L'Histoire nous a également appris que la coordination entre les groupes de créanciers et l'adhésion à un ensemble de règles communes participent au bien public et, en fin de compte, bénéficient à tous. La coordination entre tous les créanciers bilatéraux, dans le contexte d'un Club de Paris élargi, refléterait simplement les nouvelles réalités mondiales. Du côté des créanciers privés, une meilleure coordination entre les grands gestionnaires de fonds, avec la participation des nouvelles catégories de créanciers commerciaux (y compris les négociants en matières premières), sous les auspices d'une institution représentative des différentes catégories de créanciers (par exemple, l'IIF), permettrait de créer un cadre de discussion plus stable et plus efficace.

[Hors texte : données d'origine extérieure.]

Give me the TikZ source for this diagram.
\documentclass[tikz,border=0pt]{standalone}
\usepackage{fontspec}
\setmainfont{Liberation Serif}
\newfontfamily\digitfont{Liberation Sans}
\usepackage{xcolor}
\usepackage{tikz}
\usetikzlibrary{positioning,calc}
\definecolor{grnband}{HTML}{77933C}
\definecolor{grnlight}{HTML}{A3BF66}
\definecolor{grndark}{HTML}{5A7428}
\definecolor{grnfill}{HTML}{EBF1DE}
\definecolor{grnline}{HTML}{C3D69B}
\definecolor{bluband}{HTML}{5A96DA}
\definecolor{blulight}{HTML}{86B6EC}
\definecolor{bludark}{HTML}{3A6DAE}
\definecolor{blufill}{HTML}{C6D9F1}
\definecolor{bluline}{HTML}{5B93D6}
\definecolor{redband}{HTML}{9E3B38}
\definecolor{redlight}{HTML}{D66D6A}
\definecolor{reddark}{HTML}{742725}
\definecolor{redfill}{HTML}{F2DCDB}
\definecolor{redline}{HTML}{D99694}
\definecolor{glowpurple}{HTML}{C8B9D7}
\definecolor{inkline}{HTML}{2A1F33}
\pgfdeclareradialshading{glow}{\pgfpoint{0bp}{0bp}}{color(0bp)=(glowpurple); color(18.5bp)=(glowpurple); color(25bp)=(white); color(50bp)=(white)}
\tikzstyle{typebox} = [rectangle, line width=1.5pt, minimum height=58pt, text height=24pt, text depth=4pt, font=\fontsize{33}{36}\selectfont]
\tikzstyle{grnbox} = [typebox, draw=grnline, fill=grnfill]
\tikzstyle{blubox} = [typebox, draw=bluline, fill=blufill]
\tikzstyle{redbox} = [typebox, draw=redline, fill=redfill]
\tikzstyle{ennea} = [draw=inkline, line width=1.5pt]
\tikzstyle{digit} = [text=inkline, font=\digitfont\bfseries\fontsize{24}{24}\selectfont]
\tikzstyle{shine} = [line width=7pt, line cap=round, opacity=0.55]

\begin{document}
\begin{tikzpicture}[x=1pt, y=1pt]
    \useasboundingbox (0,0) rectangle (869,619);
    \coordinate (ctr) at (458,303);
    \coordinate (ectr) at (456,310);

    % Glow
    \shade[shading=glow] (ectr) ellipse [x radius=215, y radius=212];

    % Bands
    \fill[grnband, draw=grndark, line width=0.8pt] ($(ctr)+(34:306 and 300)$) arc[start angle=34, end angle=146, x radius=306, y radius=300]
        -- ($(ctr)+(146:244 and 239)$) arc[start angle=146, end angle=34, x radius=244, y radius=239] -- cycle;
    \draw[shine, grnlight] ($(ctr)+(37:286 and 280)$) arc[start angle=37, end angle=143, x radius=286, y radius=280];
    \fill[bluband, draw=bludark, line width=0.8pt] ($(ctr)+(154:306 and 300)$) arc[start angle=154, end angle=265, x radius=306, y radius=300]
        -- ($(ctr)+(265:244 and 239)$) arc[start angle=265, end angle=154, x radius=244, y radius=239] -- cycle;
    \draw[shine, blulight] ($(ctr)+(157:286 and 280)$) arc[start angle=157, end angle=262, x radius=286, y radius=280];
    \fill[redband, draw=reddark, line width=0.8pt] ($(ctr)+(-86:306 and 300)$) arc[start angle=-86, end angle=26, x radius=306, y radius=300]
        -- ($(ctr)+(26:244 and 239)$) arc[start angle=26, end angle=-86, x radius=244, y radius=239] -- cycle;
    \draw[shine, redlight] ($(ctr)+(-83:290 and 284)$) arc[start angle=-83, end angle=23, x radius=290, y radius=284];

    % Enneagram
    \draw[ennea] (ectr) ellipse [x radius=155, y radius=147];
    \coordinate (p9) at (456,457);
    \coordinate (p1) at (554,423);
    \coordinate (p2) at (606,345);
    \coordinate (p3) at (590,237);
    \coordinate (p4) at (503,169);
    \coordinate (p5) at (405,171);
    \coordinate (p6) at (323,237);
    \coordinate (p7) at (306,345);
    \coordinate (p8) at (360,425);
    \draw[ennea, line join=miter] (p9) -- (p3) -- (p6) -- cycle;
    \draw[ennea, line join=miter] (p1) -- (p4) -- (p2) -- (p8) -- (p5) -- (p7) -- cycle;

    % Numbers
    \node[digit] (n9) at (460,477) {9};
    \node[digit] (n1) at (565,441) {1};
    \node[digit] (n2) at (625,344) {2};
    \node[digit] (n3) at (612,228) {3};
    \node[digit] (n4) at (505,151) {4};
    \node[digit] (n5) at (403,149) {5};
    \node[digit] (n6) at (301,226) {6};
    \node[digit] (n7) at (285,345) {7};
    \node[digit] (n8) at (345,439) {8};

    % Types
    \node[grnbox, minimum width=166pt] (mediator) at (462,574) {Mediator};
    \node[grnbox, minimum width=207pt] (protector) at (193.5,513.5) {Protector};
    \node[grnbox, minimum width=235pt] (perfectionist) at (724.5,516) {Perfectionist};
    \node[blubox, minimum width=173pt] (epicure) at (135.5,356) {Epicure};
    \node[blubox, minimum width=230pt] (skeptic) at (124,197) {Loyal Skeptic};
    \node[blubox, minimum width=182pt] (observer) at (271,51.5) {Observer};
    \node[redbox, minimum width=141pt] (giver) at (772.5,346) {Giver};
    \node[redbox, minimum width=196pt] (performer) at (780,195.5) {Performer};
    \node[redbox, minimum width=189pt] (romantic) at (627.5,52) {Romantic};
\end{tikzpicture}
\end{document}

Enfin, alors que l'investissement durable a récemment fait d'énormes progrès – déplaçant des centaines de milliards investis dans des fonds conventionnels vers des fonds « verts » –, il n'a joué jusqu'à présent qu'un rôle limité dans les restructurations de dette. Pourtant, pour un nombre croissant d'épargnants, particuliers ou institutionnels sensibles aux enjeux environnementaux, on pourrait atténuer et compenser la perte issue d'une restructuration de dette en conditionnant les efforts des créanciers à la poursuite par le gouvernement d'objectifs « verts », quantifiables et vérifiables. Un tel cadre existe déjà pour les obligations vertes.
Dans l'ensemble, plusieurs de ces options visant à améliorer la manière dont les gouvernements et les parties prenantes gèrent les restructurations de la dette souveraine sont au cœur du débat public. La combinaison entre une augmentation des cas de détresse financière et leur complexité accrue appelle à une intensification de ces discussions, tout en gardant à l'esprit que la restructuration de dette souveraine est, et sera toujours, spécifique à chaque pays.